Each kingdom readily incorporated different levels of shared experience. John McCafferty’s version of plantation Ulster is an ethnic, religious and political melting-pot that had readily swallowed up the allegedly troublesome Presbyterian Scots. The religious nature of this particular frontier venture ensured that the Church of Ireland was in a position to incorporate slightly hotter Scottish Protestants, who remained happy enough until the imposition of the ‘Black Oath’ in 1638; Thomas Wentworth’s desire to ensure that the Scottish covenant stayed put became the real catalyst for difficulties among the planters.
The interaction between the two islands, in the seventeenth century as at any other time, was a reality of life, geography and livelihood, but the forms it took were exacerbated by the massive disruption of war and revolution to resonate within the higher echelons of politics. This applied to each kingdom in differing ways. When in 1688–91 Protestants in all three kingdoms sought to ensure the permanent ejection of James II and his dynasty, they grappled for vastly different (and contradictory) justifications of their actions, and for vastly different reasons, but—perhaps inadvertently—they shared the same purpose: the removal of James and his policies. But as Tim Harris rightly points out in his essay, that shared purpose did not amount to a ‘British’ version of the Glorious Revolution. Each kingdom had its own. Finally, John Young’s study of a progressive reform tradition in the Scottish parliament prior to 1707, grappling with royal power as exercised from London, aptly suggests that the ‘British problem’ in Scotland had far more to do with its southern neighbour than itself.

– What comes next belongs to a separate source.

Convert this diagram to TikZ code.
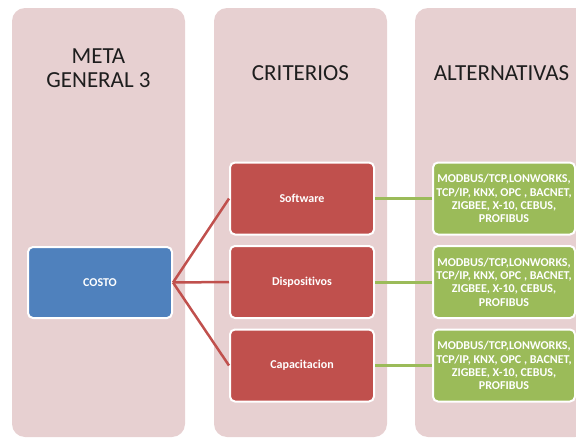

More could be written in these books about society and the economy. But despite its loosely focused nature this is a genuinely original collection, and most of the pieces are excellent; there is an overdue shift here from the sweeping statement to more tightly focused research, and it is well worth a look. Many of the essays, and especially the forthright introduction, offer valuable correctives to a historical trend that increasingly seems redundant; ‘awkwardness’ goes a long way, and each kingdom gets a look in on its own terms, instead of being invoked as merely a curious adjunct to England. There was a wider world out there, and it didn’t always speak English. If there was ever really a problem with the shared history of the Stuart kingdoms, it might be the fact that so much of it is still unwritten.